WHAT THIS TASK INVOLVES
Leave out all pictures and give back precisely the lines from the line with "Output the LaTeX" to the line with "DE IDEAS DE", including those two lines.
start
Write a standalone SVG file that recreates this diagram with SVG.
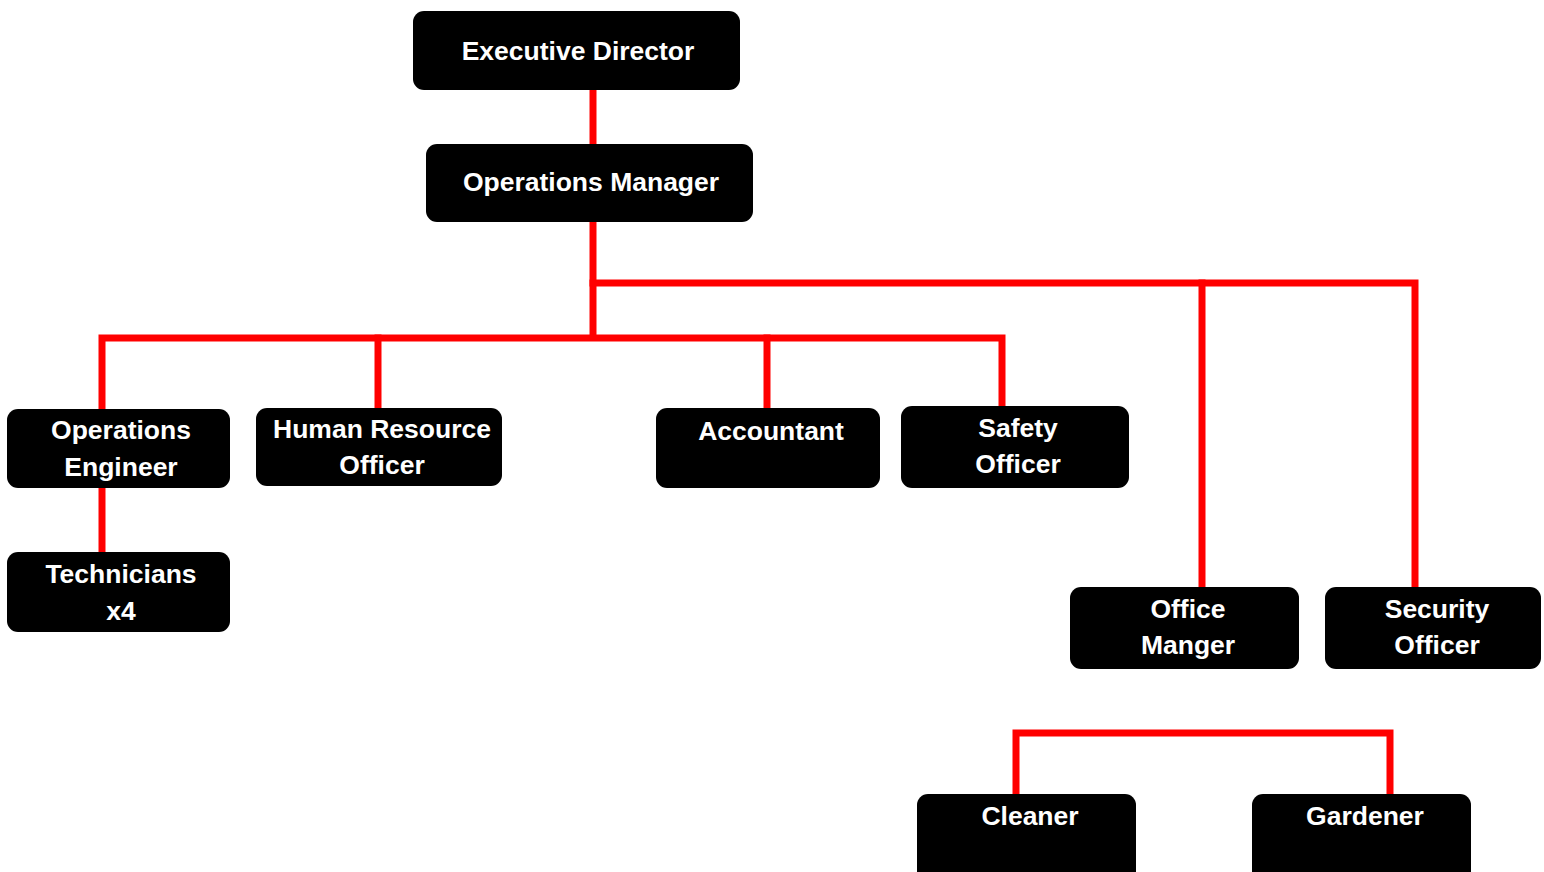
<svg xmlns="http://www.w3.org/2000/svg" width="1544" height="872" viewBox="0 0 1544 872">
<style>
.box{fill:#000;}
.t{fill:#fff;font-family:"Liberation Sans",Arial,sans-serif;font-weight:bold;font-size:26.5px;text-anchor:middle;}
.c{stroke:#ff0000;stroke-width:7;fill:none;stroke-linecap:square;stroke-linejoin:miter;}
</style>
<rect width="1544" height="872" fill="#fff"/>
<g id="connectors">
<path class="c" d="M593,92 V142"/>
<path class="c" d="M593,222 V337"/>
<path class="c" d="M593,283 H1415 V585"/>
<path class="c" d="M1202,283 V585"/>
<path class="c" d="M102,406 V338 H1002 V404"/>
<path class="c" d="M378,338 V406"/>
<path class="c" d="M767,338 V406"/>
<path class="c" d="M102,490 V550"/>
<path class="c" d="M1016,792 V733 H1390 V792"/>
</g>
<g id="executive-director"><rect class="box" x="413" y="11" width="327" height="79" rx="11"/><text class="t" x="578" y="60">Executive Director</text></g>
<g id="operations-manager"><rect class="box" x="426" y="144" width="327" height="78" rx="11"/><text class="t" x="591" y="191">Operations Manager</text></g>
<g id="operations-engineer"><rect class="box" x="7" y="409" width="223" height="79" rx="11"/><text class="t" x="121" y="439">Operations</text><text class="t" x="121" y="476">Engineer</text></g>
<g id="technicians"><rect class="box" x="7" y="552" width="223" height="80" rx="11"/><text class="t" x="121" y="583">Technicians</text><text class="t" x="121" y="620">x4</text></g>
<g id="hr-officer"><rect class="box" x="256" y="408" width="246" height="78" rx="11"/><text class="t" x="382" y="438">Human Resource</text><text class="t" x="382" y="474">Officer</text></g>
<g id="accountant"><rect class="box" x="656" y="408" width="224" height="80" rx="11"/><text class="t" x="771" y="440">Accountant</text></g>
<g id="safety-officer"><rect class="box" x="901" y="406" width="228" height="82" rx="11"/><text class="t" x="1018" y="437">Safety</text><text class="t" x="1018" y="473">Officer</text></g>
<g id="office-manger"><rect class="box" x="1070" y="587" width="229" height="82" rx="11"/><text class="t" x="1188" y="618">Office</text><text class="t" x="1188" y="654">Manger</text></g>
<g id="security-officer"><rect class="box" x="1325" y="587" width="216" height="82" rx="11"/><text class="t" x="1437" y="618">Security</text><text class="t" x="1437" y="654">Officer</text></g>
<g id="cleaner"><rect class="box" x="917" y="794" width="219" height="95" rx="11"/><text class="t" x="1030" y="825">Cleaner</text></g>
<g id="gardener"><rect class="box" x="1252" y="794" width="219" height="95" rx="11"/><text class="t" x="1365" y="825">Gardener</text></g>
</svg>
end
start
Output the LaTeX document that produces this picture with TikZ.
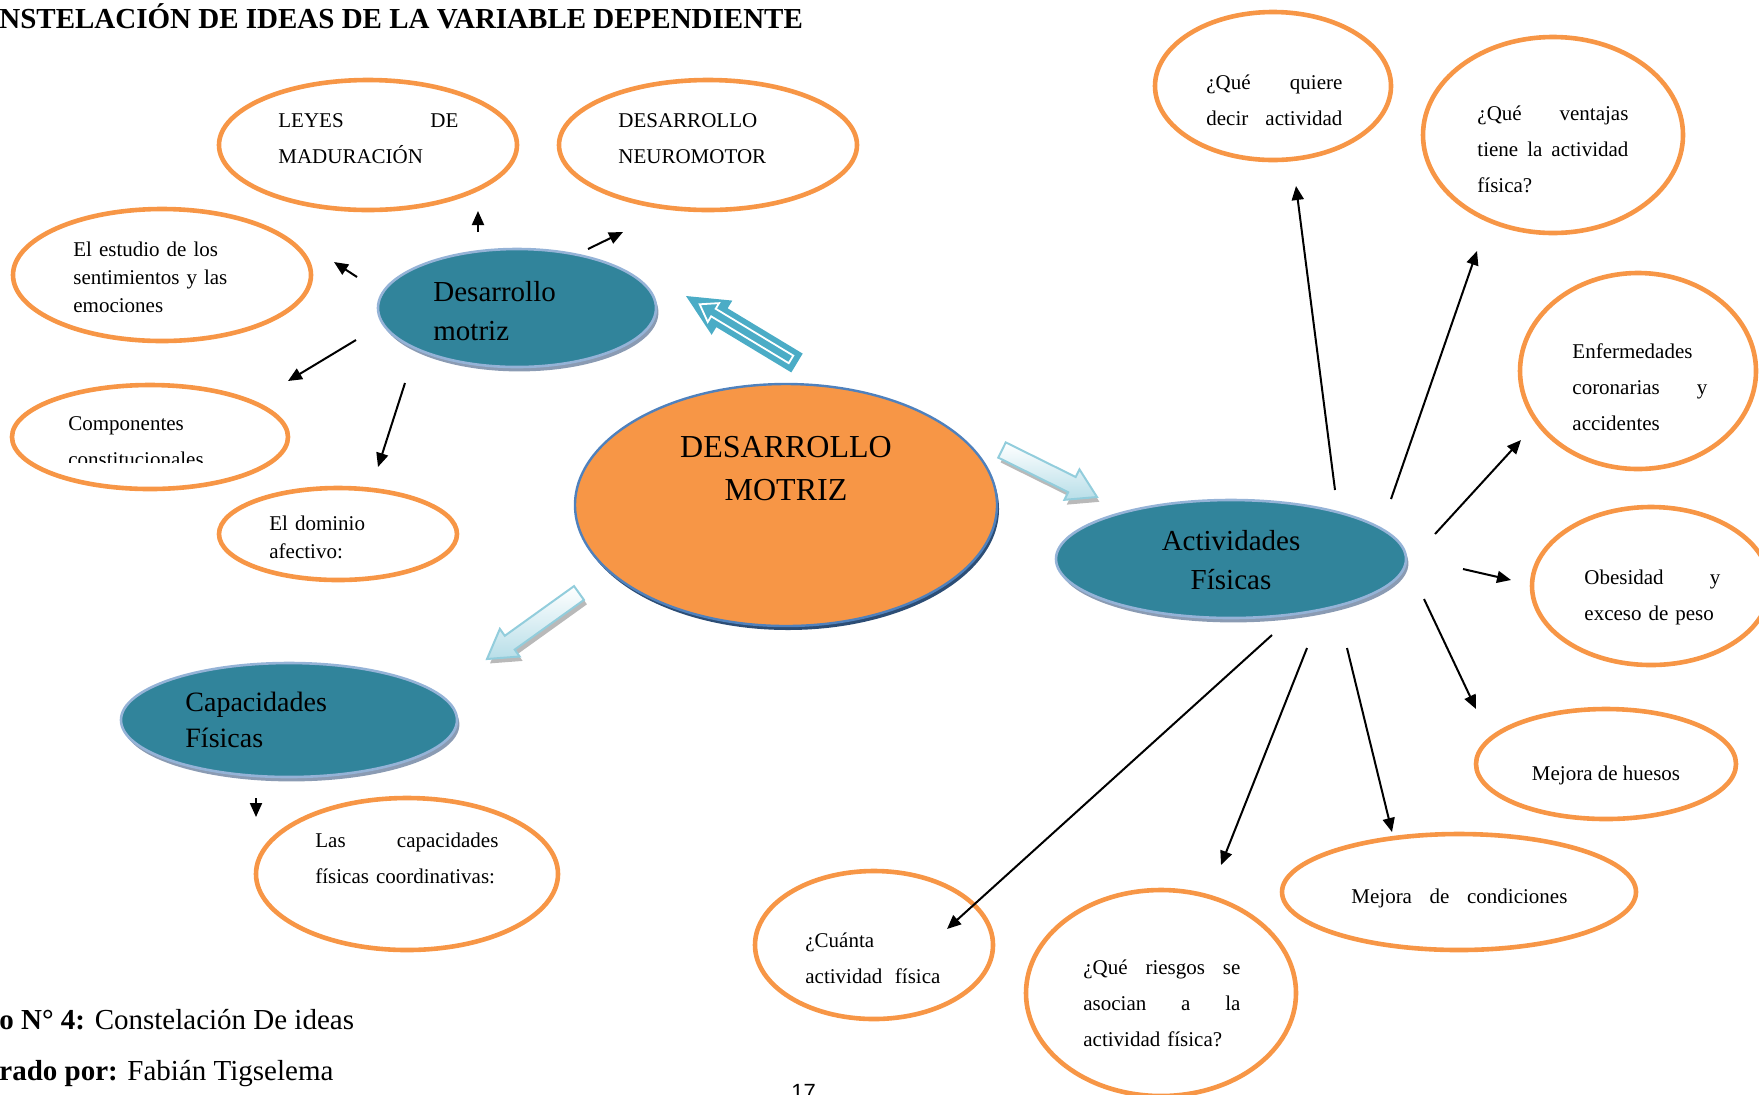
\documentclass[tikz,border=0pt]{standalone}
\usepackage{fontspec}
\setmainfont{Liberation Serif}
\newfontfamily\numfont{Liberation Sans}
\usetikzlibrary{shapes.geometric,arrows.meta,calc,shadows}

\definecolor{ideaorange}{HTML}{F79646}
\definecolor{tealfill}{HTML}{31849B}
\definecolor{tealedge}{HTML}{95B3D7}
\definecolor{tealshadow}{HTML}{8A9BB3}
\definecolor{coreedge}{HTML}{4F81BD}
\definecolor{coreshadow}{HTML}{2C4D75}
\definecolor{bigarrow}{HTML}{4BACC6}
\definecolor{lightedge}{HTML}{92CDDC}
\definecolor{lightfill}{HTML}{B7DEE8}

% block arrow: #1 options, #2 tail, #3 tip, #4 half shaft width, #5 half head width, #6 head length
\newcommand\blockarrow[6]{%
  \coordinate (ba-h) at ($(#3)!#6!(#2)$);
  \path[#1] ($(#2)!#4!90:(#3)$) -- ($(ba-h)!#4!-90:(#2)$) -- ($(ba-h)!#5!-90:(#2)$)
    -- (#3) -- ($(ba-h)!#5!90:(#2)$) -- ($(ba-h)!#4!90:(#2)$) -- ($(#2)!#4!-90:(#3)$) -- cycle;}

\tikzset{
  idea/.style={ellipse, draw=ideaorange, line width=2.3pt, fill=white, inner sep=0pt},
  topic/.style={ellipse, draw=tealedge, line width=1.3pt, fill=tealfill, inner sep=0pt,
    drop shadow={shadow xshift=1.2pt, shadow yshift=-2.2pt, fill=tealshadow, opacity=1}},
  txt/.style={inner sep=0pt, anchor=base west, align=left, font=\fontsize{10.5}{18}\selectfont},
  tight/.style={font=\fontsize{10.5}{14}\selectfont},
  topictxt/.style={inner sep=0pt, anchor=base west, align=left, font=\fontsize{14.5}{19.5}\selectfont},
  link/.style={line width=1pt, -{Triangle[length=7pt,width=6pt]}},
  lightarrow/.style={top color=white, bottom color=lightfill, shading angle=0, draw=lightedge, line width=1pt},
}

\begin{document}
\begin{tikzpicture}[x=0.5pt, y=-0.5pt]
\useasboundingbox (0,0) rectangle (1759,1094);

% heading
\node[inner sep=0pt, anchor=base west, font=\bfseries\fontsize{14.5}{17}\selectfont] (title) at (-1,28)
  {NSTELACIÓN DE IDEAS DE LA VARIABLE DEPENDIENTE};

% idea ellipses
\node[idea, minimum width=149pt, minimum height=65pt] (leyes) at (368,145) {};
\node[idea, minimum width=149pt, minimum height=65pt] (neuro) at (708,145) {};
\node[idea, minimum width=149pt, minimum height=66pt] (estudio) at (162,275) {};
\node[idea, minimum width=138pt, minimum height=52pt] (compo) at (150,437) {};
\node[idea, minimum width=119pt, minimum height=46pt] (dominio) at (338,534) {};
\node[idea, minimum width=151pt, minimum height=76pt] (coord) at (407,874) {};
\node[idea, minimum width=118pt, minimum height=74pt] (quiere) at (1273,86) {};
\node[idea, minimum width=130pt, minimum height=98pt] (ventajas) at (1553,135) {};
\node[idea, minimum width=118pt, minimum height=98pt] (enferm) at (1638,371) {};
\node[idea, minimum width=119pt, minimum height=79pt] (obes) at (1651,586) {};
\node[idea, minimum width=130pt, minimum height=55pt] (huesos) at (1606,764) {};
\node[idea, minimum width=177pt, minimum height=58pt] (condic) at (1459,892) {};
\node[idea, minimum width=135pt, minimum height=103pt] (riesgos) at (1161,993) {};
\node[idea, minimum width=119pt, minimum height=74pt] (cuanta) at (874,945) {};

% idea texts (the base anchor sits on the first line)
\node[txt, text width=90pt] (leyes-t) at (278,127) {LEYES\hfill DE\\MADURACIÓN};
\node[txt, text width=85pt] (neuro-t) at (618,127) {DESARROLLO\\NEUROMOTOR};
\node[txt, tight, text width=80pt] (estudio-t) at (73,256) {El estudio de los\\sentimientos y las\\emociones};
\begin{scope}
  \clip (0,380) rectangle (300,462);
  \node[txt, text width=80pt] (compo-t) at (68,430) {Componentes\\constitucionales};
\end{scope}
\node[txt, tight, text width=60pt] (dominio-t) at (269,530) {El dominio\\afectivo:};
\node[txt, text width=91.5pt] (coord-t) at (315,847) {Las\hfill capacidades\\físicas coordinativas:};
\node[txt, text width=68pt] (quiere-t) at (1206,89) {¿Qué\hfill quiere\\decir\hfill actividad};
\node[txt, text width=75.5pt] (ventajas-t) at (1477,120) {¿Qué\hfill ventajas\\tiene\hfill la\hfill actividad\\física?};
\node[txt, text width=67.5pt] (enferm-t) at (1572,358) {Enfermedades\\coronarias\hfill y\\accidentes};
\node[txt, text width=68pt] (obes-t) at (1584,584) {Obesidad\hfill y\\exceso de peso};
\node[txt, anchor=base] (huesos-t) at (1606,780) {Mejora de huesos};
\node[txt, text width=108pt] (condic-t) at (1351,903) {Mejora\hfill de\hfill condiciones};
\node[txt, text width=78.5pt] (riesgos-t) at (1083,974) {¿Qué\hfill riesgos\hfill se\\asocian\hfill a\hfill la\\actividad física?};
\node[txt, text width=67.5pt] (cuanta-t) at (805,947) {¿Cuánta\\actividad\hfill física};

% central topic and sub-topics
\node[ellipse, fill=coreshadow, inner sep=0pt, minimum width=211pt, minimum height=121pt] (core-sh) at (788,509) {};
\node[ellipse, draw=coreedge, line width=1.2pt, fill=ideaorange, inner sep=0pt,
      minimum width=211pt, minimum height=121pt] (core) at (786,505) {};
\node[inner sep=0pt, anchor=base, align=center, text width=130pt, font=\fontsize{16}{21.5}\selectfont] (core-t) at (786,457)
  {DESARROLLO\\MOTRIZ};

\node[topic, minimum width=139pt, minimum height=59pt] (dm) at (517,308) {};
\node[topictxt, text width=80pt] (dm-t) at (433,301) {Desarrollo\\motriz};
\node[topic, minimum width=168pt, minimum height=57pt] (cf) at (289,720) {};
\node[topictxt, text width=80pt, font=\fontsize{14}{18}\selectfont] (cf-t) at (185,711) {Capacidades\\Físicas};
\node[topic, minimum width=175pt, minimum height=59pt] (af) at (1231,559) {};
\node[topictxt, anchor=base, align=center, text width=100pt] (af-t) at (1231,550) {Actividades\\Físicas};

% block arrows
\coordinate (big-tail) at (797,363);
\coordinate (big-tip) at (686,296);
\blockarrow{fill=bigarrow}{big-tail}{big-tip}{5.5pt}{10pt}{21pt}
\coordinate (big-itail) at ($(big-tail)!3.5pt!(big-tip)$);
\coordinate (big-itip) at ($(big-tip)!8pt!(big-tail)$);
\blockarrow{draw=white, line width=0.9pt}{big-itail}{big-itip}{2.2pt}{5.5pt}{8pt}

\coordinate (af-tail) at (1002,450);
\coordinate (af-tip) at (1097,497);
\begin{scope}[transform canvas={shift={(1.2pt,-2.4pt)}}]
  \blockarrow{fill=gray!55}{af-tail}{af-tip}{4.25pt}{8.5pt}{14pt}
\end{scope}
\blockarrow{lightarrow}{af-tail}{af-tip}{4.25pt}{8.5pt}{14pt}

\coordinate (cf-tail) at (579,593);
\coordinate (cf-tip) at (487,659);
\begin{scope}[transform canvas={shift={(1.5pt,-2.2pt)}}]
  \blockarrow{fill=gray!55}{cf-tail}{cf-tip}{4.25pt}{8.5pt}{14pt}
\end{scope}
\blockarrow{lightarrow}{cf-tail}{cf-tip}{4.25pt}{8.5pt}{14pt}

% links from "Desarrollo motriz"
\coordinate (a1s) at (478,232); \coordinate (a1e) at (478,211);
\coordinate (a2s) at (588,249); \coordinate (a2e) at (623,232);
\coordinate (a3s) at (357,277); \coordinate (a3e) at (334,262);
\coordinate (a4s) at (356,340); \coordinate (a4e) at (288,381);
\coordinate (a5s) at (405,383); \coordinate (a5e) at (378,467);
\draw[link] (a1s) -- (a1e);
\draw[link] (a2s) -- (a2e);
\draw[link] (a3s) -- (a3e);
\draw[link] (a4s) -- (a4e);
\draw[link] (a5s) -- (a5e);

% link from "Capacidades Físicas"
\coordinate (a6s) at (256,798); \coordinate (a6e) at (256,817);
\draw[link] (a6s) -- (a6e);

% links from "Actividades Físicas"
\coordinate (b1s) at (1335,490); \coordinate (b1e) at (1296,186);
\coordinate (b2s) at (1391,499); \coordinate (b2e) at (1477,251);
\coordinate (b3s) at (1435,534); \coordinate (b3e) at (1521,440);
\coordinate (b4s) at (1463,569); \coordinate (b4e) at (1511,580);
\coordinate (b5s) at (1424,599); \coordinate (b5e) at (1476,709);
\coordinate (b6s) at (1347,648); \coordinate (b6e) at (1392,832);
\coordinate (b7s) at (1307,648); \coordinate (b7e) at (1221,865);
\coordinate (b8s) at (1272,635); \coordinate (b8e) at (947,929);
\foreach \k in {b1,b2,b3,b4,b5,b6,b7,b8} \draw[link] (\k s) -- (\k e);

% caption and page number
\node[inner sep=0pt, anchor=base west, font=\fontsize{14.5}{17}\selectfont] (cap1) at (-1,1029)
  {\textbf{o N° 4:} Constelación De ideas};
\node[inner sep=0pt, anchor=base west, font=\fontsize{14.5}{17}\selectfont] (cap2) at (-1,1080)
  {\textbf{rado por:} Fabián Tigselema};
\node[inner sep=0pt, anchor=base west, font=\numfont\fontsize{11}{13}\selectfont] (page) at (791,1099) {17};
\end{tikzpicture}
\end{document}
end
CORRECT RESPONSE
Output the LaTeX document that produces this picture with TikZ.
\documentclass[tikz,border=0pt]{standalone}
\usepackage{fontspec}
\setmainfont{Liberation Serif}
\newfontfamily\numfont{Liberation Sans}
\usetikzlibrary{shapes.geometric,arrows.meta,calc,shadows}

\definecolor{ideaorange}{HTML}{F79646}
\definecolor{tealfill}{HTML}{31849B}
\definecolor{tealedge}{HTML}{95B3D7}
\definecolor{tealshadow}{HTML}{8A9BB3}
\definecolor{coreedge}{HTML}{4F81BD}
\definecolor{coreshadow}{HTML}{2C4D75}
\definecolor{bigarrow}{HTML}{4BACC6}
\definecolor{lightedge}{HTML}{92CDDC}
\definecolor{lightfill}{HTML}{B7DEE8}

% block arrow: #1 options, #2 tail, #3 tip, #4 half shaft width, #5 half head width, #6 head length
\newcommand\blockarrow[6]{%
  \coordinate (ba-h) at ($(#3)!#6!(#2)$);
  \path[#1] ($(#2)!#4!90:(#3)$) -- ($(ba-h)!#4!-90:(#2)$) -- ($(ba-h)!#5!-90:(#2)$)
    -- (#3) -- ($(ba-h)!#5!90:(#2)$) -- ($(ba-h)!#4!90:(#2)$) -- ($(#2)!#4!-90:(#3)$) -- cycle;}

\tikzset{
  idea/.style={ellipse, draw=ideaorange, line width=2.3pt, fill=white, inner sep=0pt},
  topic/.style={ellipse, draw=tealedge, line width=1.3pt, fill=tealfill, inner sep=0pt,
    drop shadow={shadow xshift=1.2pt, shadow yshift=-2.2pt, fill=tealshadow, opacity=1}},
  txt/.style={inner sep=0pt, anchor=base west, align=left, font=\fontsize{10.5}{18}\selectfont},
  tight/.style={font=\fontsize{10.5}{14}\selectfont},
  topictxt/.style={inner sep=0pt, anchor=base west, align=left, font=\fontsize{14.5}{19.5}\selectfont},
  link/.style={line width=1pt, -{Triangle[length=7pt,width=6pt]}},
  lightarrow/.style={top color=white, bottom color=lightfill, shading angle=0, draw=lightedge, line width=1pt},
}

\begin{document}
\begin{tikzpicture}[x=0.5pt, y=-0.5pt]
\useasboundingbox (0,0) rectangle (1759,1094);

% heading
\node[inner sep=0pt, anchor=base west, font=\bfseries\fontsize{14.5}{17}\selectfont] (title) at (-1,28)
  {NSTELACIÓN DE IDEAS DE LA VARIABLE DEPENDIENTE};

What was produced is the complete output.